- _Dataset extract_
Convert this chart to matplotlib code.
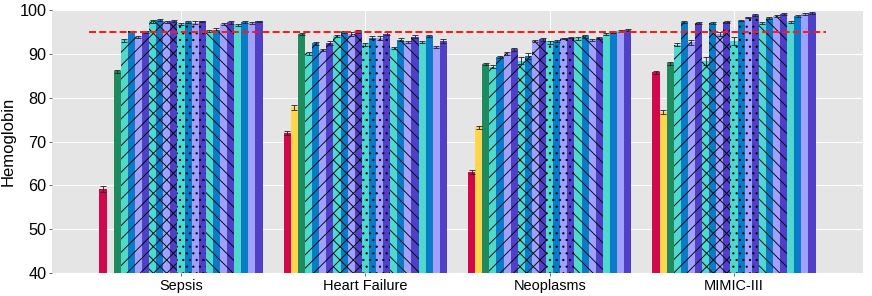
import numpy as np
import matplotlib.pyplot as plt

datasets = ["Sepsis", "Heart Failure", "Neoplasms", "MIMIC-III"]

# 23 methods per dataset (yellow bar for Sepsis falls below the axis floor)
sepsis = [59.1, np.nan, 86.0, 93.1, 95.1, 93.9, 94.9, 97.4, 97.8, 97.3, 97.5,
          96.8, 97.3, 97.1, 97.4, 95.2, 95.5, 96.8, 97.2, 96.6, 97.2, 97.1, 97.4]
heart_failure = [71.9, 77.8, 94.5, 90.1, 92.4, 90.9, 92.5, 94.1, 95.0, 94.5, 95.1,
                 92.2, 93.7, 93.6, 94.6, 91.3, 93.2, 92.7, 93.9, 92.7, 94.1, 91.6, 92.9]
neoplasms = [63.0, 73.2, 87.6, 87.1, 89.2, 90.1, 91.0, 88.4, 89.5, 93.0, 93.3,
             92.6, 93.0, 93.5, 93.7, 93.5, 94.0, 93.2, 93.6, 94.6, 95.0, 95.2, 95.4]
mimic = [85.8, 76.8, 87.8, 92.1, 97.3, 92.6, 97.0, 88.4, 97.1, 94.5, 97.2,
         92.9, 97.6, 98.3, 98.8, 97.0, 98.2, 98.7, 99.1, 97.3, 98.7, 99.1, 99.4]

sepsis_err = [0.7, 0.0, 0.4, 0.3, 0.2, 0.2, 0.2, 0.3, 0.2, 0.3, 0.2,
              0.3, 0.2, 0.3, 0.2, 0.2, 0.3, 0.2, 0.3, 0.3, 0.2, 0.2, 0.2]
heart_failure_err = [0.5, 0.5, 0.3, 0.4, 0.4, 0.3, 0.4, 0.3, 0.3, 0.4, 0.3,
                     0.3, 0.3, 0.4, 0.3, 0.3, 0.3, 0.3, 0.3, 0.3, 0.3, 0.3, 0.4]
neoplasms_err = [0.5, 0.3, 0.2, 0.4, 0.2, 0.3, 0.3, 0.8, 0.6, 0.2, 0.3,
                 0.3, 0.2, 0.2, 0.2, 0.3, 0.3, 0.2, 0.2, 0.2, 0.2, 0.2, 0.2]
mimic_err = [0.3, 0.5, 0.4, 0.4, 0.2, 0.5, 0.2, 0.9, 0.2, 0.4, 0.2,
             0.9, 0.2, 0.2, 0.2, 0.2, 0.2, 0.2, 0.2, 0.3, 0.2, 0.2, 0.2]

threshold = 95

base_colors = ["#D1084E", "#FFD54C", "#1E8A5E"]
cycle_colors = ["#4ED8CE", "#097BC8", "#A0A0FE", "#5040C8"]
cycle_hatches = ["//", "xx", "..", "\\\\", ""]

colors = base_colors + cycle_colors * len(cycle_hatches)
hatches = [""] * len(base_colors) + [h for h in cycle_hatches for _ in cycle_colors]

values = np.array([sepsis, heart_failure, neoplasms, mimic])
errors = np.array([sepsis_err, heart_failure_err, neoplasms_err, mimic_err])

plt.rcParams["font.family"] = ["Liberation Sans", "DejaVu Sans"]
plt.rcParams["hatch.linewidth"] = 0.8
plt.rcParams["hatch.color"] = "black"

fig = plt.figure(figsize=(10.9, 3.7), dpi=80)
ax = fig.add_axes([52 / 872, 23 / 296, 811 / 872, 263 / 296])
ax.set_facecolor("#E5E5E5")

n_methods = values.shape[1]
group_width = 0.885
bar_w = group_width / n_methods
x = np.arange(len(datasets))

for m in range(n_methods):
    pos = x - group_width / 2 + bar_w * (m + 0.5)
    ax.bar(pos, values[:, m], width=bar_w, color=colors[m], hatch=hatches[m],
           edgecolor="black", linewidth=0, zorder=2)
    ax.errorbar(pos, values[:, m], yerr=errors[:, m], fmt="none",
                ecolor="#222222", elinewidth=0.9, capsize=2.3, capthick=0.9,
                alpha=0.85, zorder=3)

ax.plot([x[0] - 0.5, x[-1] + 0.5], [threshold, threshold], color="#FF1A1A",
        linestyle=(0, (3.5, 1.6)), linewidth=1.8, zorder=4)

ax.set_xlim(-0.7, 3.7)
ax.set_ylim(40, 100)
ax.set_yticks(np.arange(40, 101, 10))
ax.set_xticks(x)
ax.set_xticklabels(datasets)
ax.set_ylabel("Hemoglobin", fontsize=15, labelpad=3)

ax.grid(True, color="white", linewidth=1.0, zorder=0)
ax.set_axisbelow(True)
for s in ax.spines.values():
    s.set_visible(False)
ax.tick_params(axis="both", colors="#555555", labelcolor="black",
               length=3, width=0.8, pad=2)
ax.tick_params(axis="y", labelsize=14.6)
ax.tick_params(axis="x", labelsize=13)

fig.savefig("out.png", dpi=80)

- _Instructions for the task_
Which lines hold the string "matplotlib"? Copy all of them from the data above.

- _Full output_
Convert this chart to matplotlib code.
import matplotlib.pyplot as plt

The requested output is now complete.